Most people get gardening fever and go out and buy a lot of flowers and go home looking for a place to put them and they get plopped in unprepared soil. If you would spend a dollar on your soil and prepare it first before you plant, you would save money in the long run.
Before you plant, mix compost into the soil, which is the best way to prepare it. It loosens the soil and makes a better spot for those new roots. Plants live in their roots; you can see this when a tree is paved around and then proceeds to die. It's that underground part, the roots, that really sustains and keeps the tree or the vegetable plant, or the lawn grass or any of your plants, going and doing well.

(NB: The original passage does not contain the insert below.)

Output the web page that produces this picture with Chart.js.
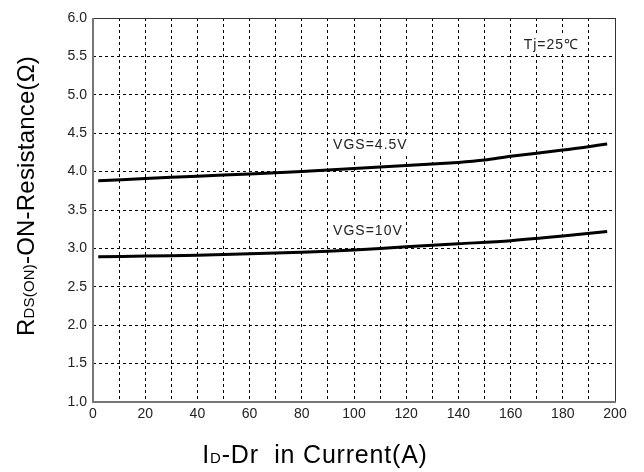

So, mix at least two or three inches of compost into the soil if you've never prepared it before and then an ongoing basis add about an inch every time you renovate the garden. We burn up a lot of compost in our warm climate, so adding it every year will really help your plants thrive.If your soil is very shallow over rock, like in some of the Hill Country areas, build up the soil a little deeper. Purchase a soil mix and build raised beds. I've seen gardens built on concrete parking lots where they just built boxes a couple feet high, filled them with a quality mix, and had a beautiful garden. We can garden anywhere we want to if we just have good soil to grow in. I can't stress that enough, since that is where the garden begins.